- **WHAT IS EXPECTED**: Omit all images, then return the remaining material exactly as it stands.

#####

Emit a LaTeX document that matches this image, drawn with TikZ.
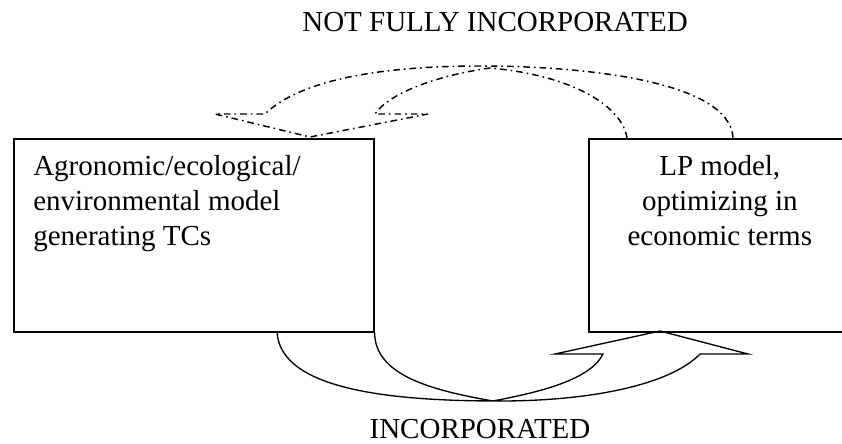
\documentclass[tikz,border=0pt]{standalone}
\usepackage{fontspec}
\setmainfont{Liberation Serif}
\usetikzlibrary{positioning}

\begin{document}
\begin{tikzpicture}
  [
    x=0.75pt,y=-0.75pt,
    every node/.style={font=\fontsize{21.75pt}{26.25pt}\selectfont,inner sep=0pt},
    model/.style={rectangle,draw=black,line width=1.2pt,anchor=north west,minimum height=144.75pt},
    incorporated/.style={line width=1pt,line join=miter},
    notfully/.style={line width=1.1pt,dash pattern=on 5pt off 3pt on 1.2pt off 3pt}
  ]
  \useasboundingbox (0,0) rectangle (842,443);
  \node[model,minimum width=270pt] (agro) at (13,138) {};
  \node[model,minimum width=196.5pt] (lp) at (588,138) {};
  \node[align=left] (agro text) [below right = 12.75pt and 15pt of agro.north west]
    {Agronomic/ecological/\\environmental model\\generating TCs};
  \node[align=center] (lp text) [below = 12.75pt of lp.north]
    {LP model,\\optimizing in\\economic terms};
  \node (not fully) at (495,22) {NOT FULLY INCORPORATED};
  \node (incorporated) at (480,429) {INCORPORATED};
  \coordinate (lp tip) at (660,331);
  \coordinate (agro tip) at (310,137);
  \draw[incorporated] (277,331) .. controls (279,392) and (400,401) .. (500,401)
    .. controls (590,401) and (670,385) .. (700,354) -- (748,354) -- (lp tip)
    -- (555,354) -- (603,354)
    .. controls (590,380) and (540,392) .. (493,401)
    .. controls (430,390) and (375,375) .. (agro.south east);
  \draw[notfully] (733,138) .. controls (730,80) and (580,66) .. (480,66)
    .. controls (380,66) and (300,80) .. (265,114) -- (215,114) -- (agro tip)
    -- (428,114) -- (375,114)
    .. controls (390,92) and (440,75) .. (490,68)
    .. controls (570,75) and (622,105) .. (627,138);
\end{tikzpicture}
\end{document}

#####

- **FINISHED ANSWER**:
Emit a LaTeX document that matches this image, drawn with TikZ.
\documentclass[tikz,border=0pt]{standalone}
\usepackage{fontspec}
\setmainfont{Liberation Serif}
\usetikzlibrary{positioning}

\begin{document}
\begin{tikzpicture}
  [
    x=0.75pt,y=-0.75pt,
    every node/.style={font=\fontsize{21.75pt}{26.25pt}\selectfont,inner sep=0pt},
    model/.style={rectangle,draw=black,line width=1.2pt,anchor=north west,minimum height=144.75pt},
    incorporated/.style={line width=1pt,line join=miter},
    notfully/.style={line width=1.1pt,dash pattern=on 5pt off 3pt on 1.2pt off 3pt}
  ]
  \useasboundingbox (0,0) rectangle (842,443);
  \node[model,minimum width=270pt] (agro) at (13,138) {};
  \node[model,minimum width=196.5pt] (lp) at (588,138) {};
  \node[align=left] (agro text) [below right = 12.75pt and 15pt of agro.north west]
    {Agronomic/ecological/\\environmental model\\generating TCs};
  \node[align=center] (lp text) [below = 12.75pt of lp.north]
    {LP model,\\optimizing in\\economic terms};
  \node (not fully) at (495,22) {NOT FULLY INCORPORATED};
  \node (incorporated) at (480,429) {INCORPORATED};
  \coordinate (lp tip) at (660,331);
  \coordinate (agro tip) at (310,137);
  \draw[incorporated] (277,331) .. controls (279,392) and (400,401) .. (500,401)
    .. controls (590,401) and (670,385) .. (700,354) -- (748,354) -- (lp tip)
    -- (555,354) -- (603,354)
    .. controls (590,380) and (540,392) .. (493,401)
    .. controls (430,390) and (375,375) .. (agro.south east);
  \draw[notfully] (733,138) .. controls (730,80) and (580,66) .. (480,66)
    .. controls (380,66) and (300,80) .. (265,114) -- (215,114) -- (agro tip)
    -- (428,114) -- (375,114)
    .. controls (390,92) and (440,75) .. (490,68)
    .. controls (570,75) and (622,105) .. (627,138);
\end{tikzpicture}
\end{document}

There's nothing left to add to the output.